DATA LINES >>
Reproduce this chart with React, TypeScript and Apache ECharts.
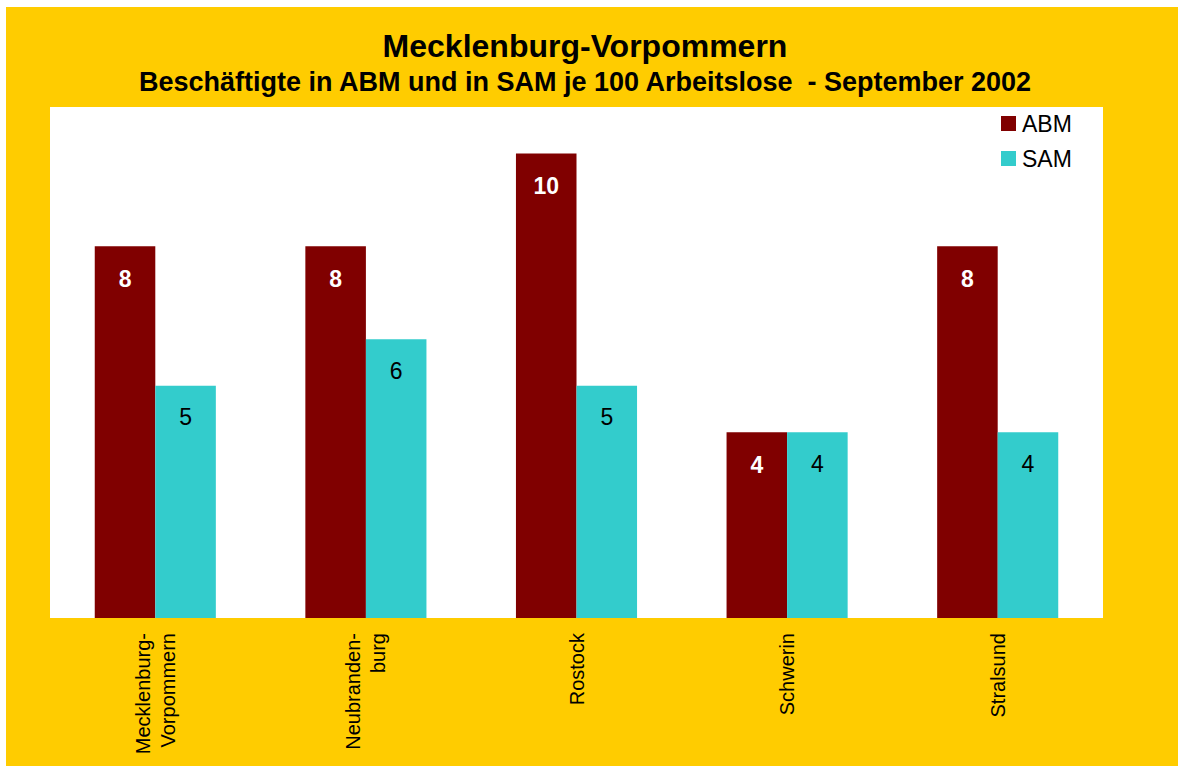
import React, { useEffect, useRef } from "react";
import * as echarts from "echarts";

const categories = ["Mecklenburg-\nVorpommern", "Neubranden-\nburg", "Rostock", "Schwerin", "Stralsund"];
const abmValues = [8, 8, 10, 4, 8];
const samValues = [5, 6, 5, 4, 4];
const titleText = "Mecklenburg-Vorpommern";
const subtitleText = "Beschäftigte in ABM und in SAM je 100 Arbeitslose  - September 2002";

const FONT = "'Liberation Sans', Arial, Helvetica, sans-serif";

export default function App() {
  const ref = useRef<HTMLDivElement>(null);
  useEffect(() => {
    if (!ref.current) return;
    const chart = echarts.init(ref.current, null, { renderer: "svg" });
    chart.setOption({
      animation: false,
      backgroundColor: "#ffffff",
      textStyle: { fontFamily: FONT },
      graphic: [
        {
          type: "rect",
          z: -10,
          silent: true,
          shape: { x: 6, y: 7, width: 1172, height: 759 },
          style: { fill: "#FFCC00" },
        },
        {
          type: "text",
          x: 585,
          y: 46,
          style: {
            text: titleText,
            font: `bold 32px ${FONT}`,
            fill: "#000",
            align: "center",
            verticalAlign: "middle",
          },
        },
        {
          type: "text",
          x: 585,
          y: 82,
          style: {
            text: subtitleText,
            font: `bold 27px ${FONT}`,
            fill: "#000",
            align: "center",
            verticalAlign: "middle",
          },
        },
      ],
      legend: {
        orient: "vertical",
        left: 996,
        top: 107,
        itemWidth: 15,
        itemHeight: 15,
        itemGap: 12,
        icon: "rect",
        textStyle: { fontSize: 23, lineHeight: 23, color: "#000", fontFamily: FONT, padding: [0, 0, 0, 1] },
        data: ["ABM", "SAM"],
      },
      grid: {
        left: 50,
        top: 107,
        right: 75,
        bottom: 148,
        show: true,
        backgroundColor: "#ffffff",
        borderWidth: 0,
      },
      xAxis: {
        type: "category",
        data: categories,
        axisLine: { show: false },
        axisTick: { show: false },
        axisLabel: {
          rotate: 90,
          fontSize: 20,
          lineHeight: 25,
          color: "#000",
          fontFamily: FONT,
          margin: 15,
          interval: 0,
        },
      },
      yAxis: {
        type: "value",
        min: 0,
        max: 11,
        show: false,
        splitLine: { show: false },
      },
      series: [
        {
          name: "ABM",
          type: "bar",
          data: abmValues,
          barGap: "0%",
          barCategoryGap: "42.5%",
          itemStyle: { color: "#800000" },
          label: {
            show: true,
            position: "insideTop",
            distance: 21,
            color: "#ffffff",
            fontWeight: "bold",
            fontSize: 23,
            fontFamily: FONT,
          },
        },
        {
          name: "SAM",
          type: "bar",
          data: samValues,
          barGap: "0%",
          barCategoryGap: "42.5%",
          itemStyle: { color: "#33CCCC" },
          label: {
            show: true,
            position: "insideTop",
            distance: 20,
            color: "#000000",
            fontSize: 23,
            fontFamily: FONT,
          },
        },
      ],
    });
    return () => chart.dispose();
  }, []);
  return (
    <div
      ref={ref}
      style={{ position: "fixed", left: 0, top: 0, width: 1178, height: 766 }}
    />
  );
}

GIVEN TASK >> Repeat the listing in full and exactly. Do not include any images.

SOLUTION TO THIS PROBLEM >>
Reproduce this chart with React, TypeScript and Apache ECharts.
import React, { useEffect, useRef } from "react";
import * as echarts from "echarts";

const categories = ["Mecklenburg-\nVorpommern", "Neubranden-\nburg", "Rostock", "Schwerin", "Stralsund"];
const abmValues = [8, 8, 10, 4, 8];
const samValues = [5, 6, 5, 4, 4];
const titleText = "Mecklenburg-Vorpommern";
const subtitleText = "Beschäftigte in ABM und in SAM je 100 Arbeitslose  - September 2002";

const FONT = "'Liberation Sans', Arial, Helvetica, sans-serif";

export default function App() {
  const ref = useRef<HTMLDivElement>(null);
  useEffect(() => {
    if (!ref.current) return;
    const chart = echarts.init(ref.current, null, { renderer: "svg" });
    chart.setOption({
      animation: false,
      backgroundColor: "#ffffff",
      textStyle: { fontFamily: FONT },
      graphic: [
        {
          type: "rect",
          z: -10,
          silent: true,
          shape: { x: 6, y: 7, width: 1172, height: 759 },
          style: { fill: "#FFCC00" },
        },
        {
          type: "text",
          x: 585,
          y: 46,
          style: {
            text: titleText,
            font: `bold 32px ${FONT}`,
            fill: "#000",
            align: "center",
            verticalAlign: "middle",
          },
        },
        {
          type: "text",
          x: 585,
          y: 82,
          style: {
            text: subtitleText,
            font: `bold 27px ${FONT}`,
            fill: "#000",
            align: "center",
            verticalAlign: "middle",
          },
        },
      ],
      legend: {
        orient: "vertical",
        left: 996,
        top: 107,
        itemWidth: 15,
        itemHeight: 15,
        itemGap: 12,
        icon: "rect",
        textStyle: { fontSize: 23, lineHeight: 23, color: "#000", fontFamily: FONT, padding: [0, 0, 0, 1] },
        data: ["ABM", "SAM"],
      },
      grid: {
        left: 50,
        top: 107,
        right: 75,
        bottom: 148,
        show: true,
        backgroundColor: "#ffffff",
        borderWidth: 0,
      },
      xAxis: {
        type: "category",
        data: categories,
        axisLine: { show: false },
        axisTick: { show: false },
        axisLabel: {
          rotate: 90,
          fontSize: 20,
          lineHeight: 25,
          color: "#000",
          fontFamily: FONT,
          margin: 15,
          interval: 0,
        },
      },
      yAxis: {
        type: "value",
        min: 0,
        max: 11,
        show: false,
        splitLine: { show: false },
      },
      series: [
        {
          name: "ABM",
          type: "bar",
          data: abmValues,
          barGap: "0%",
          barCategoryGap: "42.5%",
          itemStyle: { color: "#800000" },
          label: {
            show: true,
            position: "insideTop",
            distance: 21,
            color: "#ffffff",
            fontWeight: "bold",
            fontSize: 23,
            fontFamily: FONT,
          },
        },
        {
          name: "SAM",
          type: "bar",
          data: samValues,
          barGap: "0%",
          barCategoryGap: "42.5%",
          itemStyle: { color: "#33CCCC" },
          label: {
            show: true,
            position: "insideTop",
            distance: 20,
            color: "#000000",
            fontSize: 23,
            fontFamily: FONT,
          },
        },
      ],
    });
    return () => chart.dispose();
  }, []);
  return (
    <div
      ref={ref}
      style={{ position: "fixed", left: 0, top: 0, width: 1178, height: 766 }}
    />
  );
}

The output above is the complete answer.